Los ketchups del siglo XIX tenían un fuerte gusto a tomate, sin más que un ligero toque de vinagre. Los renegados argumentaron que, si se aumentaba en gran medida la cantidad de vinagre, se protegían en efecto los tomates por el procedimiento de conservarlos en escabeche, obteniéndose un ketchup superior: más sano, más puro y con mejor gusto. Ofrecieron garantías por su producto, convencidos de que el público pagaría más por un ketchup mejor. Tenían razón: los ketchups de benzoato desaparecieron. El líder de aquella banda de renegados era un empresario de Pittsburg llamado Henry J. Heinz.
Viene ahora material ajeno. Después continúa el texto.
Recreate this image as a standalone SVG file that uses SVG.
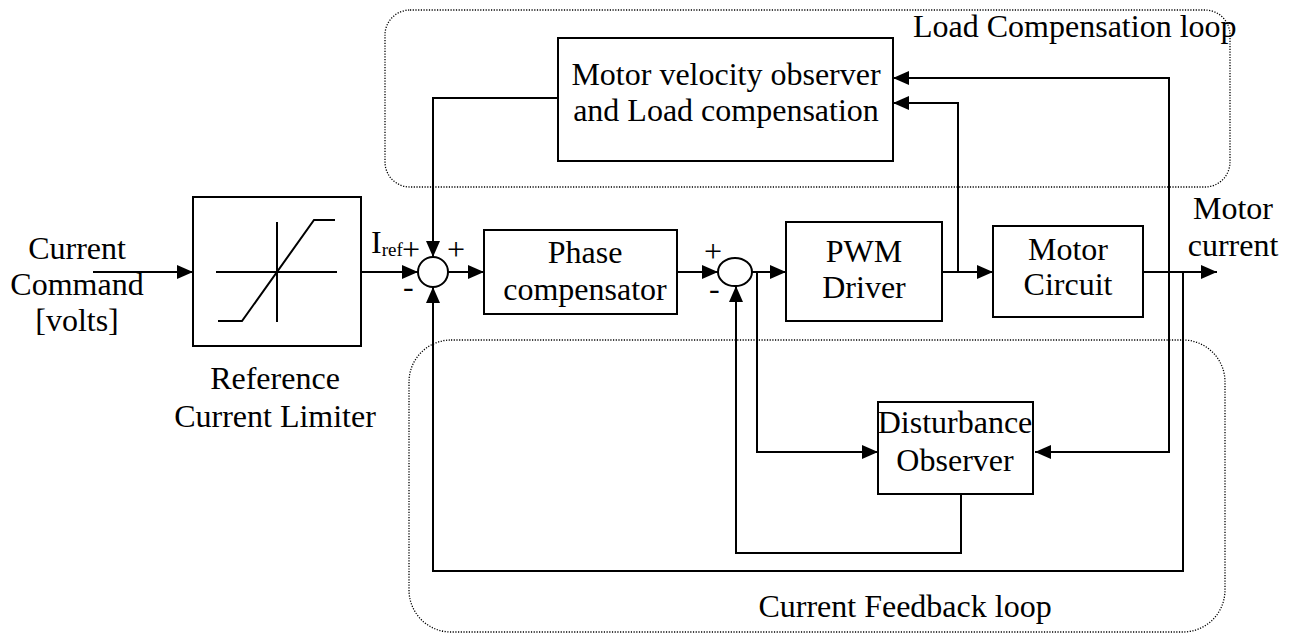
<svg xmlns="http://www.w3.org/2000/svg" width="1291" height="634" viewBox="0 0 1291 634">
<style>
.box{fill:#fff;stroke:#000;stroke-width:2}
.ln{fill:none;stroke:#000;stroke-width:2}
.loop{fill:none;stroke:#000;stroke-width:1.3;stroke-dasharray:1.2 1.5}
text{font-family:"Liberation Serif","Times New Roman",serif;font-size:32px;fill:#000}
.c{text-anchor:middle}
</style>
<defs>
<marker id="arr" markerUnits="userSpaceOnUse" markerWidth="16" markerHeight="14" refX="16" refY="7" orient="auto"><path d="M0,0 L16,7 L0,14 z" fill="#000"/></marker>
</defs>
<rect fill="#fff" width="1291" height="634"/>
<g id="loops">
<rect class="loop" x="385" y="10" width="845" height="177" rx="25"/>
<rect class="loop" x="409" y="340" width="816" height="292" rx="42"/>
<text x="913" y="37">Load Compensation loop</text>
<text x="905" y="617" class="c">Current Feedback loop</text>
</g>
<g id="connectors">
<path class="ln" d="M93,272 H193" marker-end="url(#arr)"/>
<path class="ln" d="M361,272 H418" marker-end="url(#arr)"/>
<path class="ln" d="M448,272 H484" marker-end="url(#arr)"/>
<path class="ln" d="M677,272 H718" marker-end="url(#arr)"/>
<path class="ln" d="M752,272 H786" marker-end="url(#arr)"/>
<path class="ln" d="M942,272 H993" marker-end="url(#arr)"/>
<path class="ln" d="M1143,272 H1217" marker-end="url(#arr)"/>
<path class="ln" d="M958,272 V103 H893" marker-end="url(#arr)"/>
<path class="ln" d="M1169,272 V78 H893" marker-end="url(#arr)"/>
<path class="ln" d="M1169,272 V452 H1035" marker-end="url(#arr)"/>
<path class="ln" d="M1183,272 V571 H433 V287" marker-end="url(#arr)"/>
<path class="ln" d="M757,272 V452 H878" marker-end="url(#arr)"/>
<path class="ln" d="M961,494 V553 H736 V286" marker-end="url(#arr)"/>
<path class="ln" d="M558,98 H433 V257" marker-end="url(#arr)"/>
</g>
<g id="input-label">
<text class="c" x="77" y="259">Current</text>
<text class="c" x="77" y="295">Command</text>
<text class="c" x="77" y="331">[volts]</text>
</g>
<g id="limiter">
<rect class="box" x="193" y="197" width="168" height="149"/>
<path class="ln" d="M216,272 H337 M277,222 V322 M218,321 H242 L314,220 H335"/>
<text class="c" x="275" y="389">Reference</text>
<text class="c" x="275" y="427">Current Limiter</text>
</g>
<g id="sum1">
<circle class="box" cx="433" cy="272" r="15"/>
<text x="371" y="253">I<tspan font-size="19" dy="3">ref</tspan></text>
<text x="402" y="260">+</text>
<text x="447" y="260">+</text>
<text x="403" y="297">-</text>
</g>
<g id="phase">
<rect class="box" x="484" y="230" width="193" height="84"/>
<text class="c" x="585" y="263">Phase</text>
<text class="c" x="585" y="300">compensator</text>
</g>
<g id="sum2">
<ellipse class="box" cx="735" cy="272" rx="17" ry="14"/>
<text x="704" y="262">+</text>
<text x="709" y="299">-</text>
</g>
<g id="pwm">
<rect class="box" x="786" y="222" width="156" height="99"/>
<text class="c" x="864" y="262">PWM</text>
<text class="c" x="864" y="298">Driver</text>
</g>
<g id="motor">
<rect class="box" x="993" y="226" width="150" height="91"/>
<text class="c" x="1068" y="260">Motor</text>
<text class="c" x="1068" y="295">Circuit</text>
</g>
<g id="output-label">
<text class="c" x="1233" y="219">Motor</text>
<text class="c" x="1233" y="256">current</text>
</g>
<g id="observer">
<rect class="box" x="558" y="38" width="335" height="123"/>
<text class="c" x="726" y="85">Motor velocity observer</text>
<text class="c" x="726" y="121">and Load compensation</text>
</g>
<g id="disturbance">
<rect class="box" x="878" y="402" width="155" height="92"/>
<text class="c" x="955" y="433">Disturbance</text>
<text class="c" x="955" y="471">Observer</text>
</g>
</svg>
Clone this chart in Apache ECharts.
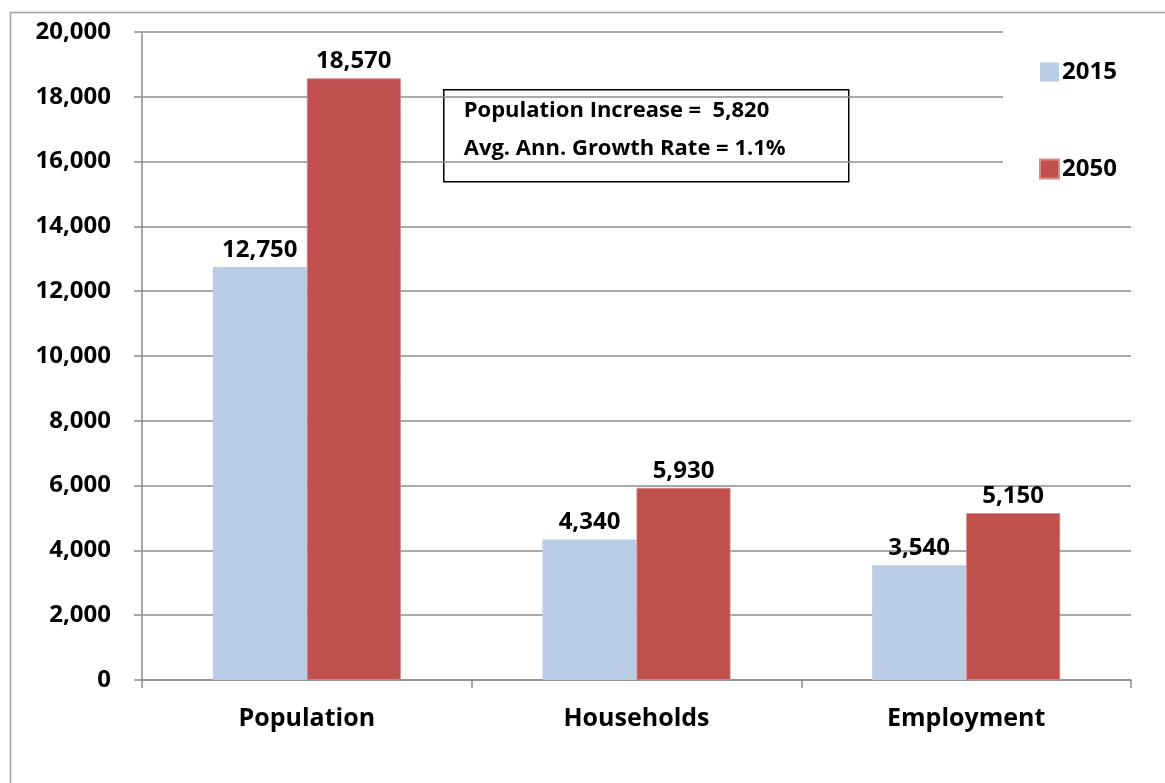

Los cinco sabores fundamentales que reconoce nuestro paladar son el salado, el dulce, el ácido, el amargo y el umami. El umami es ese sabor propio de la sopa de pollo, el caldo de pescado, el queso viejo o la salsa de soja. Gusto a carne sin condimentar y con poca sal, pero mucho más intenso, con tendencia a rancio. El umami fue descubierto a principios de siglo. Y lo que hizo Heinz fue convertir en ketchup, sobre todo, en una fuente de umami.
También aumentó drásticamente la concentración de vinagre, consiguiendo que su ketchup tuviera el doble de acidez que el resto: así, además de ser una fuente de umami, también lo era de otro sabor, el ácido. También añadió más azúcar, consiguiendo que su ketchup también tuviera otro sabor: el dulce. Salado y amargo lo había sido siempre.
De modo que Heinz pulsaba las cinco notas fundamentales del sabor, sobre todo del umami, que en nuestro cerebro actúa informativamente como fuente de proteínas y aminoácidos.
El gusto del ketchup de Heinz comenzaba en la punta de la lengua, donde primero aparecen nuestros receptores de lo dulce y lo salado; después se desplazaba a lo largo de los lados, donde las notas ácidas parecen ser las más fuertes; luego llegaban a la parte trasera de la lengua, receptora de lo umami y lo amargo, en un largo crescendo. ¿Cuántos artículos del supermercado cubren el espectro sensorial de una manera tan completa?
Sin embargo, a pesar de estos profundos acercamientos a los rasgos del ketchup, ningún investigador ha dado con la clave por la que el ketchup Heinz parece ser casi el único que la población americana desea consumir.